Tokay444 05-30-2017 05:22 PM

More is better though.

churchx 05-30-2017 05:49 PM

I guess looking at that pic, pros of such design: more pad area, longer lasting pads
Cons: more parts in any assembly, more for something to fail. More expensive to make. Also lesser cooling/open to air area for disks.

And i see no reasons, in what way multipads might be better vs more common upping count of brake pots in one caliper. Or by what two small pads of same summary area better to one big. Of course, as there is no native brake kit of multiple pads for ours, that's just theoretical speculation on subject.

Offtopic. Placing valve in middle of two close spaced wheel spokes, as in pic, imho looks potentially like major PITA to unscrew/screw cap on it usability-wise.

venturaII 05-30-2017 05:51 PM

Quote:

Originally Posted by churchx (Post 2919230)
I guess looking at that pic, pros of such design: more pad area, longer lasting pads
Cons: more parts in any assembly, more for something to fail. More expensive to make. Also lesser cooling/open to air area for disks.

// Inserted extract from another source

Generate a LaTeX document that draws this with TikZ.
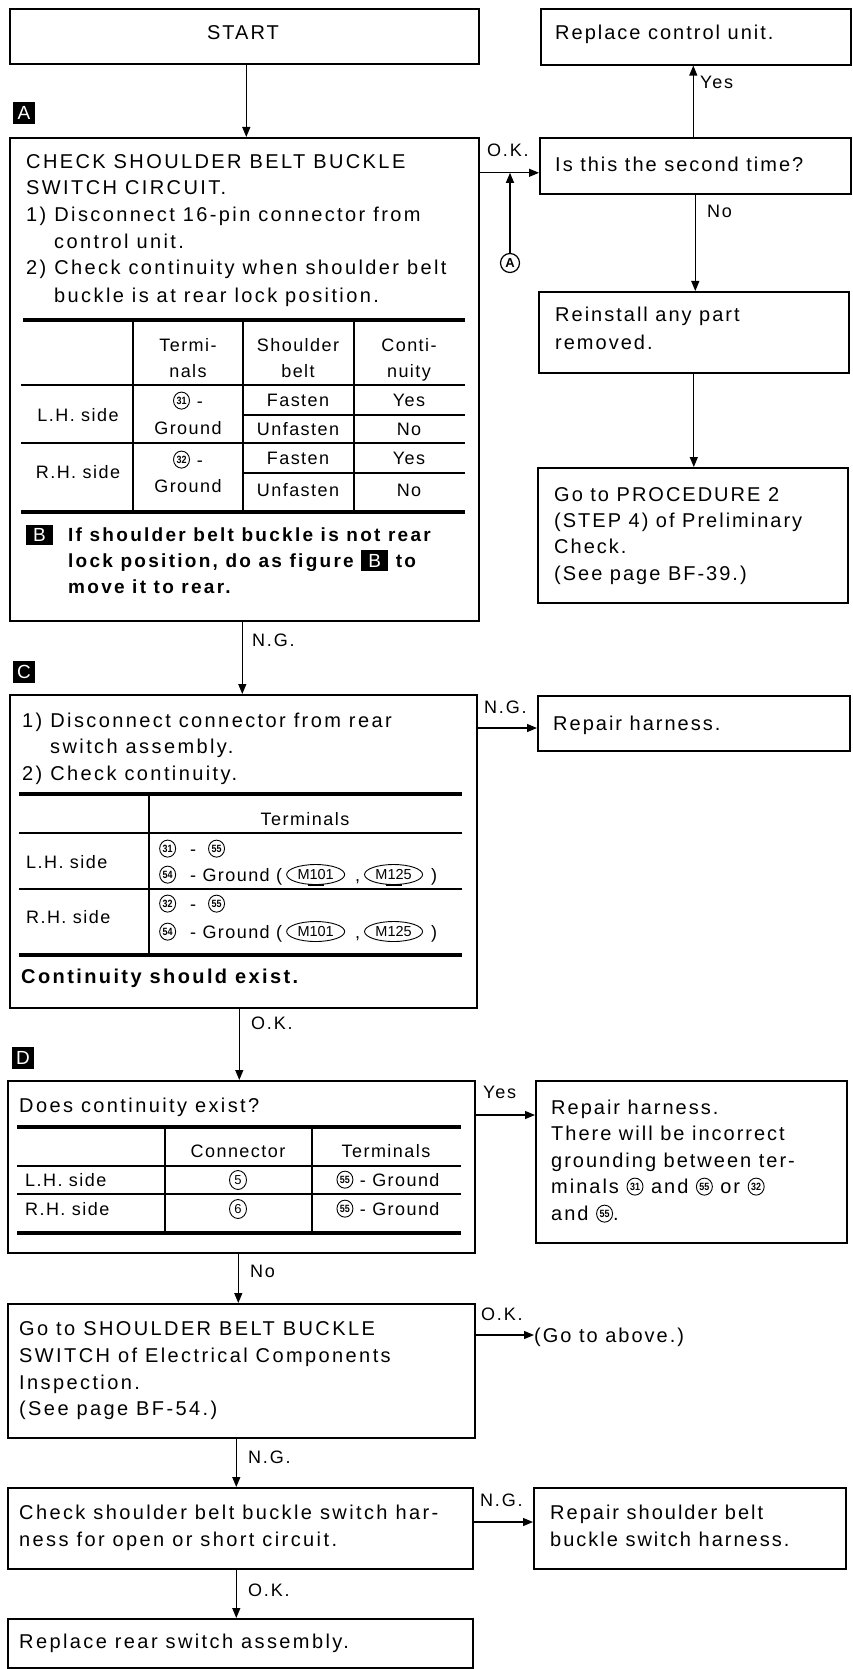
\documentclass[tikz,border=0pt]{standalone}
\usepackage{fontspec}
\usepackage{graphicx}
\setmainfont{Liberation Sans}
\newfontfamily\bodyf{Liberation Sans}[LetterSpace=10]
\newfontfamily\leftf{Liberation Sans}[LetterSpace=12]
\newfontfamily\notef{Liberation Sans}[LetterSpace=12]
\newfontfamily\tabf{Liberation Sans}[LetterSpace=8]
\newfontfamily\cnf{Liberation Sans}
\usetikzlibrary{arrows.meta,shapes.geometric}
\tikzset{
  bx/.style={draw, line width=1.6pt, inner sep=0pt, anchor=north west, fill=none},
  txt/.style={anchor=base west, inner sep=0pt, font=\bodyf\fontsize{20}{24}\selectfont},
  txtl/.style={anchor=base west, inner sep=0pt, font=\leftf\fontsize{20}{24}\selectfont},
  note/.style={anchor=base west, inner sep=0pt, font=\notef\bfseries\fontsize{19}{23}\selectfont},
  tb/.style={anchor=base, inner sep=0pt, font=\tabf\fontsize{18}{22}\selectfont},
  tbl/.style={tb, anchor=base west},
  lab/.style={anchor=base west, inner sep=0pt, font=\bodyf\fontsize{18}{22}\selectfont},
  badge/.style={fill=black, text=white, inner sep=0pt, minimum width=22pt, minimum height=22pt, font=\cnf\fontsize{19}{19}\selectfont},
  cnum/.style={ellipse, draw, line width=0.9pt, inner sep=0pt, minimum width=16pt, minimum height=17pt, anchor=center, fill=none, text=black, font=\cnf\bfseries\fontsize{10.5}{10.5}\selectfont},
  cmo/.style={ellipse, draw, line width=0.9pt, inner sep=0pt, minimum width=58pt, minimum height=20pt, anchor=center, fill=none, text=black, font=\cnf\fontsize{14.5}{14.5}\selectfont},
  arr/.style={-{Triangle[length=10pt,width=8pt]}, line width=1.2pt},
  rthick/.style={line width=3.5pt},
  rthin/.style={line width=1.3pt}
}
\newcommand\cn[1]{\tikz[baseline={([yshift=-2.8pt]cc.base)}]\node[cnum](cc){\scalebox{0.85}[1]{#1}};}
\newcommand\cm[1]{\tikz[baseline={([yshift=-1.5pt]cc.base)}]\node[cmo](cc){#1};}
\newcommand\cmb[1]{\tikz[baseline={([yshift=-1.5pt]cc.base)}]{\node[cmo](cc){#1};\draw[line width=2.2pt] ([xshift=-8pt]cc.south) -- ([xshift=8pt]cc.south);}}
\newcommand\inb[1]{{\fboxsep=4pt\colorbox{black}{\makebox[19pt]{\textcolor{white}{\normalfont\cnf #1}}}}}
\newcommand\bxn[5]{\node[bx, minimum width={#4-#2}, minimum height={#5-#3}] (#1) at (#2,#3) {};}
\begin{document}
\begin{tikzpicture}[x=1pt,y=-1pt]
\useasboundingbox[fill=white] (0,0) rectangle (853,1669);

% ---------- boxes ----------
\bxn{start}{9}{8}{478}{63}
\bxn{boxA}{9}{137}{478}{620}
\bxn{boxC}{9}{694}{476}{1007}
\bxn{boxD}{7}{1080}{474}{1252}
\bxn{boxGo}{7}{1303}{474}{1437}
\bxn{boxChk}{7}{1487}{472}{1568}
\bxn{boxRR}{7}{1618}{472}{1667}
\bxn{boxRep}{540}{8}{850}{64}
\bxn{boxIs}{539}{137}{850}{193}
\bxn{boxRein}{538}{291}{848}{372}
\bxn{boxProc}{537}{467}{847}{602}
\bxn{boxRC}{537}{695}{849}{750}
\bxn{boxRD}{535}{1080}{846}{1242}
\bxn{boxRS}{533}{1487}{845}{1568}

% ---------- badges ----------
\node[badge] (bA) at (24,113) {A};
\node[badge] (bC) at (24,672) {C};
\node[badge] (bD) at (23,1058) {D};
\node[circle, draw, line width=1.2pt, minimum size=19pt, inner sep=0pt, font=\cnf\bfseries\fontsize{13}{13}\selectfont] (circA) at (510,263) {A};

% ---------- START ----------
\node[txt, anchor=base] (tStart) at (243,40) {START};

% ---------- box A ----------
\node[txtl] (a1) at (26,169) {CHECK SHOULDER BELT BUCKLE};
\node[txtl] (a2) at (26,195) {SWITCH CIRCUIT.};
\node[txtl] (a3) at (26,222) {1) Disconnect 16-pin connector from};
\node[txtl] (a4) at (54,249) {control unit.};
\node[txtl] (a5) at (26,275) {2) Check continuity when shoulder belt};
\node[txtl] (a6) at (54,302) {buckle is at rear lock position.};

\draw[rthick] (23,320) -- (465,320);
\draw[rthin] (21,385) -- (465,385);
\draw[rthin] (243,415) -- (465,415);
\draw[rthin] (21,443) -- (465,443);
\draw[rthin] (243,473) -- (465,473);
\draw[rthick] (21,512) -- (465,512);
\draw[rthin] (133,320) -- (133,512);
\draw[rthin] (243,320) -- (243,512);
\draw[rthin] (354,320) -- (354,512);

\node[tb] (th2a) at (188,351) {Termi-};
\node[tb] (th2b) at (188,377) {nals};
\node[tb] (th3a) at (298,351) {Shoulder};
\node[tb] (th3b) at (298,377) {belt};
\node[tb] (th4a) at (409,351) {Conti-};
\node[tb] (th4b) at (409,377) {nuity};
\node[tb] (tl1) at (78,421) {L.H. side};
\node[tb] (tl2) at (188,407) {\cn{31}\hspace{7pt}-};
\node[tb] (tl3) at (188,434) {Ground};
\node[tb] (tl4) at (298,406) {Fasten};
\node[tb] (tl5) at (298,435) {Unfasten};
\node[tb] (tl6) at (409,406) {Yes};
\node[tb] (tl7) at (409,435) {No};
\node[tb] (tr1) at (78,478) {R.H. side};
\node[tb] (tr2) at (188,466) {\cn{32}\hspace{7pt}-};
\node[tb] (tr3) at (188,492) {Ground};
\node[tb] (tr4) at (298,464) {Fasten};
\node[tb] (tr5) at (298,496) {Unfasten};
\node[tb] (tr6) at (409,464) {Yes};
\node[tb] (tr7) at (409,496) {No};

\node[badge, minimum width=27pt, minimum height=20pt] (bB) at (39.5,535) {B};
\node[note] (b1) at (68,541) {If shoulder belt buckle is not rear};
\node[note] (b2) at (68,567) {lock position, do as figure \inb{B} to};
\node[note] (b3) at (68,593) {move it to rear.};

% ---------- box C ----------
\node[txtl] (c1) at (22,727) {1) Disconnect connector from rear};
\node[txtl] (c2) at (50,753) {switch assembly.};
\node[txtl] (c3) at (22,780) {2) Check continuity.};
\draw[rthick] (19,794) -- (462,794);
\draw[rthin] (19,833) -- (462,833);
\draw[rthin] (19,889) -- (462,889);
\draw[rthick] (19,955) -- (462,955);
\draw[rthin] (149,794) -- (149,955);
\node[tb] (ct) at (305,825) {Terminals};
\node[tbl] (cl1) at (26,868) {L.H. side};
\node[tbl] (cl2) at (159,855) {\cn{31}\hspace{14pt}-\hspace{12pt}\cn{55}};
\node[tbl] (cl3) at (159,881) {\cn{54}\hspace{14pt}-\ Ground (\hspace{4pt}\cmb{M101}\hspace{10pt},\hspace{4pt}\cmb{M125}\hspace{8pt})};
\node[tbl] (cr1) at (26,923) {R.H. side};
\node[tbl] (cr2) at (159,910) {\cn{32}\hspace{14pt}-\hspace{12pt}\cn{55}};
\node[tbl] (cr3) at (159,938) {\cn{54}\hspace{14pt}-\ Ground (\hspace{4pt}\cm{M101}\hspace{10pt},\hspace{4pt}\cm{M125}\hspace{8pt})};
\node[txtl, font=\leftf\bfseries\fontsize{20}{24}\selectfont] (c4) at (21,983) {Continuity should exist.};

% ---------- box D ----------
\node[txtl] (d1) at (19,1112) {Does continuity exist?};
\draw[rthick] (17,1127) -- (461,1127);
\draw[rthin] (17,1166) -- (461,1166);
\draw[rthin] (17,1194) -- (461,1194);
\draw[rthick] (17,1233) -- (461,1233);
\draw[rthin] (165,1127) -- (165,1233);
\draw[rthin] (312,1127) -- (312,1233);
\node[tb] (dh1) at (238,1157) {Connector};
\node[tb] (dh2) at (386,1157) {Terminals};
\node[tbl] (dl1) at (25,1186) {L.H. side};
\node[cnum, font=\cnf\fontsize{13}{13}\selectfont, minimum width=17pt, minimum height=19pt] (dl2) at (238,1180) {5};
\node[tb] (dl3) at (388,1186) {\cn{55} - Ground};
\node[tbl] (dr1) at (25,1215) {R.H. side};
\node[cnum, font=\cnf\fontsize{13}{13}\selectfont, minimum width=17pt, minimum height=19pt] (dr2) at (238,1209) {6};
\node[tb] (dr3) at (388,1215) {\cn{55} - Ground};

% ---------- lower left boxes ----------
\node[txtl] (g1) at (19,1335) {Go to SHOULDER BELT BUCKLE};
\node[txtl] (g2) at (19,1362) {SWITCH of Electrical Components};
\node[txtl] (g3) at (19,1389) {Inspection.};
\node[txtl] (g4) at (19,1415) {(See page BF-54.)};
\node[txtl] (k1) at (19,1519) {Check shoulder belt buckle switch har-};
\node[txtl] (k2) at (19,1546) {ness for open or short circuit.};
\node[txtl] (r1) at (19,1648) {Replace rear switch assembly.};

% ---------- right column ----------
\node[txt] (p1) at (555,40) {Replace control unit.};
\node[txt] (p2) at (555,172) {Is this the second time?};
\node[txt] (p3) at (555,322) {Reinstall any part};
\node[txt] (p4) at (555,349) {removed.};
\node[txt] (p5) at (554,501) {Go to PROCEDURE 2};
\node[txt] (p6) at (554,527) {(STEP 4) of Preliminary};
\node[txt] (p7) at (554,553) {Check.};
\node[txt] (p8) at (554,580) {(See page BF-39.)};
\node[txt] (p9) at (553,730) {Repair harness.};
\node[txt] (q1) at (551,1114) {Repair harness.};
\node[txt] (q2) at (551,1140) {There will be incorrect};
\node[txt] (q3) at (551,1167) {grounding between ter-};
\node[txt] (q4) at (551,1193) {minals \cn{31} and \cn{55} or \cn{32}};
\node[txt] (q5) at (551,1220) {and \cn{55}.};
\node[txt] (goab) at (534,1342) {(Go to above.)};
\node[txt] (s1) at (550,1519) {Repair shoulder belt};
\node[txt] (s2) at (550,1546) {buckle switch harness.};

% ---------- labels ----------
\node[lab] (lOK1) at (487,157) {O.K.};
\node[lab] (lYes1) at (700,89) {Yes};
\node[lab] (lNo1) at (707,218) {No};
\node[lab] (lNG1) at (252,646) {N.G.};
\node[lab] (lNG2) at (484,713) {N.G.};
\node[lab] (lOK2) at (251,1029) {O.K.};
\node[lab] (lYes2) at (483,1098) {Yes};
\node[lab] (lNo2) at (250,1277) {No};
\node[lab] (lOK3) at (481,1320) {O.K.};
\node[lab] (lNG3) at (248,1463) {N.G.};
\node[lab] (lNG4) at (480,1506) {N.G.};
\node[lab] (lOK4) at (248,1596) {O.K.};

% ---------- connectors ----------
\draw[arr] ([xshift=2pt]start.south) -- ([xshift=2pt]boxA.north);
\coordinate (okA) at ([yshift=-7pt]boxIs.west -| boxA.east);
\draw[arr] (okA) -- ([yshift=-7pt]boxIs.west);
\draw[arr] (circA.north) -- (circA.north |- okA);
\draw[arr] ([xshift=-2pt]boxIs.north) -- ([xshift=-2pt]boxIs.north |- boxRep.south);
\draw[arr] (boxIs.south) -- (boxIs.south |- boxRein.north);
\draw[arr] (boxRein.south) -- (boxRein.south |- boxProc.north);
\draw[arr] ([xshift=-2pt]boxA.south) -- ([xshift=-2pt]boxA.south |- boxC.north);
\draw[arr] ([yshift=-34pt]boxC.north east) -- ([yshift=-34pt]boxC.north east -| boxRC.west);
\draw[arr] ([xshift=-4pt]boxC.south) -- ([xshift=-4pt]boxC.south |- boxD.north);
\draw[arr] ([yshift=-35pt]boxD.north east) -- ([yshift=-35pt]boxD.north east -| boxRD.west);
\draw[arr] ([xshift=-3pt]boxD.south) -- ([xshift=-3pt]boxD.south |- boxGo.north);
\draw[arr] ([yshift=-32pt]boxGo.north east) -- ([yshift=-32pt]boxGo.north east -| goab.west);
\draw[arr] ([xshift=-5pt]boxGo.south) -- ([xshift=-5pt]boxGo.south |- boxChk.north);
\draw[arr] ([yshift=-35pt]boxChk.north east) -- ([yshift=-35pt]boxChk.north east -| boxRS.west);
\draw[arr] ([xshift=-4pt]boxChk.south) -- ([xshift=-4pt]boxChk.south |- boxRR.north);
\end{tikzpicture}
\end{document}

And i see no reasons, in what way multipads might be better vs more common upping count of brake pots in one caliper. Or by what two small pads of same summary area better to one big. Of course, as there is no native brake kit of multiple pads for ours, that's just theoretical speculation on subject.




In particular, the 4 pad setup was theorized better because of the increase in leading edge area, not just overall swept area. The weight alone would seem to negate any value seen with this setup though.